When people think of Oía, they think of sunsets.
The Greek island plays host to many newlyweds and honeymooners in the summer, who each afternoon scrabble to its northernmost tip to a cliff-town of jumbled white houses and blue rooftops called Oía. Here, they hope to catch a glimpse of what is considered one of the most romantic sunsets in the world.
Unfortunately, because of Oía’s quintessential-ness as the place for sunsets, taxis there are nearly impossible to book by late afternoon.
When my mom and I arrived to Santorini by plane a late August morning, we figured we would get a taxi to Oía right before sunset and asked our concierge to make arrangements.
But when we returned from the Santorini’s Red Beach, our concierge told us that no taxi driver he knew could take us to Oía. I didn’t want to believe it. I kept thinking: How could we visit Santorini and not see the sunset at Oía? It would be like going to Berlin and bypassing the wall or visiting London and missing Big Ben. Or so I thought.
As our concierge (bless his heart) started calling everyone he knew who had a car, I felt my hopes of getting a ride to Oía sink with the sun. My sun-kissed skin chilled with goose bumps as we waited silently in the ever-darkening lobby.
“I’d take you myself, but I must work the front desk,” the concierge told us apologetically after pouring me a seltzer and my mom a glass of red wine.
After about twenty minutes of fidgeting and listening to telephone call after telephone call in Greek, our concierge told us that his friend who owned the rent-a-car company across the street offered to drive us to the lighthouse at the southern end of Santorini in his car. It was closer, less crowded, and gave you a better view of the volcanic islands of Nea Kameni and Palea Karmeni that lie inside the caldera than Oía, he said.
We arrived at the rent-a-car shop, there was an older Greek man (who would soon be our driver) “shooting the bull” with a customer. We waited patiently in his shop, despite the bleeding colors of the sky starting to peek around us. While I was grateful for this man’s offer to drive us, the man didn’t seem to understand or care that we were in a hurry. I didn’t think we would ever leave.
Finally, we piled into the man’s tiny car. He hummed almost in sync with the wind along the beautiful pastoral drive, speaking amiably about his son who was leaving soon to study music at a university in the United States.
Half of the way to the lighthouse, he suddenly stopped the car and opened the door. My mom and I exchanged nervous glances as he ran into a field of white lilies without explanation. He searched for a minute, cut the stem off a bunch of white Madonna’s with a multi-purpose knife, looked at them and then seemingly satisfied ran back to the car.
“I don’t know the English word for these flowers, but in Greek they are called krínos. They have been growing here for centuries, but of course, you and your mother are more beautiful,” he said, giving me the lilies to hold.
White lily or “Krínos”
We drove to the lighthouse the rest of the way talking about the lilies. The white Madonna lily is one of the oldest flowers growing in Santorini.
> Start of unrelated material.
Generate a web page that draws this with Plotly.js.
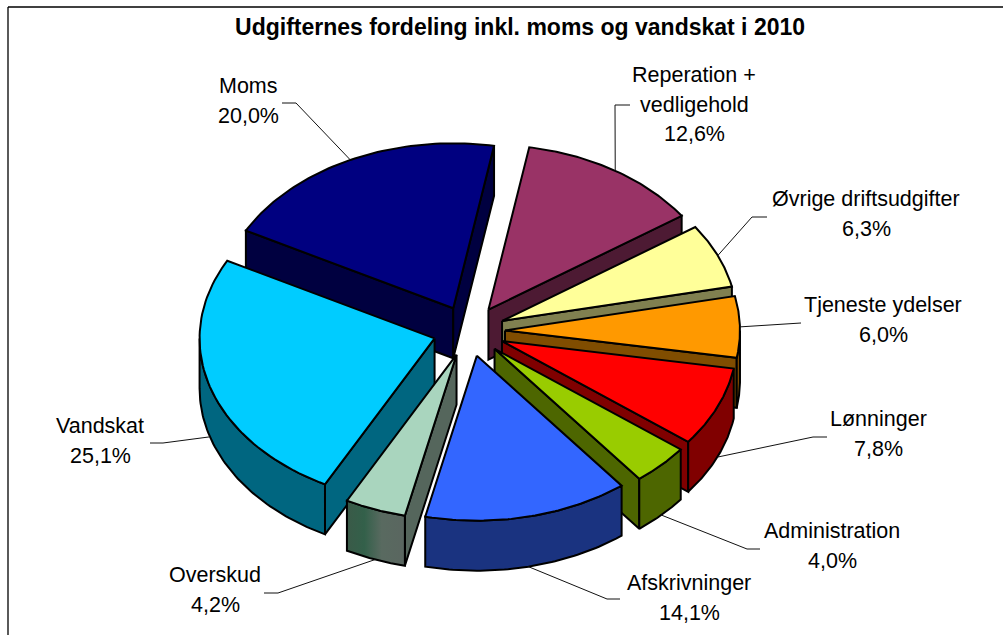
<!DOCTYPE html>
<html><head><meta charset="utf-8">
<script src="https://cdn.plot.ly/plotly-3.0.1.min.js"></script>
<style>html,body{margin:0;padding:0;background:#fff}#c{width:1003px;height:635px}</style>
</head><body><div id="c"></div>
<script>
// Data
const categories = ['Reperation + vedligehold','Øvrige driftsudgifter','Tjeneste ydelser','Lønninger','Administration','Afskrivninger','Overskud','Vandskat','Moms'];
const shares = [12.6,6.3,6.0,7.8,4.0,14.1,4.2,25.1,20.0];
const titleText = 'Udgifternes fordeling inkl. moms og vandskat i 2010';
// Styles
const topColors  = ['#993366','#FFFF99','#FF9900','#FF0000','#99CC00','#3366FF','#A9D5BE','#00CCFF','#000080'];
const sideColors = ['#4D1A33','#808050','#804D00','#800000','#4D6600','#1A3380','#55665C','#006680','#000040'];
const drawOrder = [8,0,1,2,3,4,7,6,5];
const labelLines = [['Reperation +','vedligehold'],['Øvrige driftsudgifter'],['Tjeneste ydelser'],['Lønninger'],['Administration'],['Afskrivninger'],['Overskud'],['Vandskat'],['Moms']];
const labelCenterX = [694,866,883,878,832,689,215,100,248];
const labelTopY    = [75,199,305,419,531,583,575,426,86];
const elbowA = [[615,105],[752,217],[800,323],[813,437],[747,549],[607,599],[278,593],[163,443],[296,103]];
const elbowB = [[630,105],[767,217],[801,323],[827,437],[760,549],[620,599],[264,593],[150,443],[282,103]];

// Geometry of the exploded tilted pie
const cx=469, cy=331, rx=235, ry=165, depth=50, explode=36, startDeg=10;
const total = shares.reduce((a,b)=>a+b,0);
const rad = d=>d*Math.PI/180;
const pt = (a,t,extra)=>[a[0]+rx*Math.sin(rad(t)), a[1]-ry*Math.cos(rad(t))+(extra||0)];

let acc = startDeg;
const slices = shares.map((v,i)=>{
  const s=acc, e=acc+v/total*360; acc=e;
  const m=(s+e)/2;
  const apex=[cx+explode*Math.sin(rad(m)), cy-explode*ry/rx*Math.cos(rad(m))];
  return {i,s,e,m,apex};
});
const arc=(s,e,n=60)=>Array.from({length:n+1},(_,k)=>s+(e-s)*k/n);
const traces=[];
const OVERSKUD=categories.indexOf('Overskud');
const overskudSide={type:'horizontal',colorscale:[[0,'#3A5A48'],[0.3,'#33604A'],[0.6,'#596A60'],[1,'#5A6660']]};
function poly(points,color,grad){
  const t={type:'scatter',mode:'lines',x:points.map(p=>p[0]),y:points.map(p=>p[1]),
    fill:'toself',fillcolor:color,line:{color:'#000',width:2},hoverinfo:'skip',showlegend:false};
  if(grad) t.fillgradient=grad;
  traces.push(t);
}
function norm(d){return ((d%360)+360)%360;}
drawOrder.forEach(idx=>{
  const S=slices[idx], col=sideColors[idx], A=S.apex;
  const wall=t=>{const p=pt(A,t);poly([A,p,[p[0],p[1]+depth],[A[0],A[1]+depth],A],col);};
  if(norm(S.s)>180) wall(S.s);
  if(norm(S.e)<180) wall(S.e);
  const a=Math.max(S.s,90), b=Math.min(S.e,270);
  if(b>a){
    const ts=arc(a,b);
    const top=ts.map(t=>pt(A,t));
    const bot=ts.slice().reverse().map(t=>pt(A,t,depth));
    poly(top.concat(bot,[top[0]]),col,idx===OVERSKUD?overskudSide:null);
  }
  poly([A].concat(arc(S.s,S.e).map(t=>pt(A,t)),[A]),topColors[idx]);
});
// leader lines
slices.forEach(S=>{
  const inFront = norm(S.m)>90 && norm(S.m)<270;
  const p=pt(S.apex,S.m,inFront?depth:0);
  const a=elbowA[S.i], b=elbowB[S.i];
  traces.push({type:'scatter',mode:'lines',x:[p[0],a[0],b[0]],y:[p[1],a[1],b[1]],
    line:{color:'#111',width:1},hoverinfo:'skip',showlegend:false});
});
// labels: one annotation per text line
const annotations=[];
const fmt=v=>v.toFixed(1).replace('.',',')+'%';
const lineGap=29.6;
slices.forEach(S=>{
  const lines=labelLines[S.i].concat([fmt(shares[S.i])]);
  lines.forEach((t,k)=>annotations.push({x:labelCenterX[S.i],y:labelTopY[S.i]+k*lineGap,xref:'x',yref:'y',
    text:t,showarrow:false,xanchor:'center',yanchor:'middle',
    font:{family:'Liberation Sans, Arial, sans-serif',size:21.5,color:'#000'}}));
});
const frame={color:'#000',width:1.3};
const layout={
  width:1003,height:635,margin:{l:0,r:0,t:0,b:0},paper_bgcolor:'#fff',plot_bgcolor:'#fff',
  xaxis:{range:[0,1003],visible:false,fixedrange:true},
  yaxis:{range:[635,0],visible:false,fixedrange:true},
  showlegend:false,
  title:{text:'<b>'+titleText+'</b>',x:0.5185,xanchor:'center',y:0.957,yanchor:'middle',
    font:{family:'Liberation Sans, Arial, sans-serif',size:23,color:'#000'}},
  annotations,
  shapes:[
    {type:'line',xref:'x',yref:'y',x0:8,y0:7,x1:1003,y1:7,line:frame,layer:'below'},
    {type:'line',xref:'x',yref:'y',x0:8,y0:7,x1:8,y1:635,line:frame,layer:'below'}
  ]
};
Plotly.newPlot('c',traces,layout,{displayModeBar:false,staticPlot:true});
</script></body></html>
In ancient times, it was believed to have grown out of the milk of the goddess Hera.
When we arrived at the lighthouse we thanked our new friend, who told us that either he or his son would be back at sundown to pick us up. He wouldn’t accept any money from us until someone returned.
The Greeks have a term for hospitality like this with which they so generously treat tourists. The word “Filoxenia” is rooted in mythology and it means “friends to foreigners.”
It is said that Zeus would dress in rags and visit Greek homes to see how they treated strangers, only revealing himself afterward, teaching people to cater to their guests, for they could turn out to be gods.
Like in the ancient myth, we didn’t have much to offer the man besides euro for his trouble and gas. As we sat with an intimate crowd on the steep and rocky cliff surrounding the lighthouse, the silence of Santorini blessed the kindness that had just touched us, as the sky slowly dip-dyed from yellow to orange to pink and finally to red.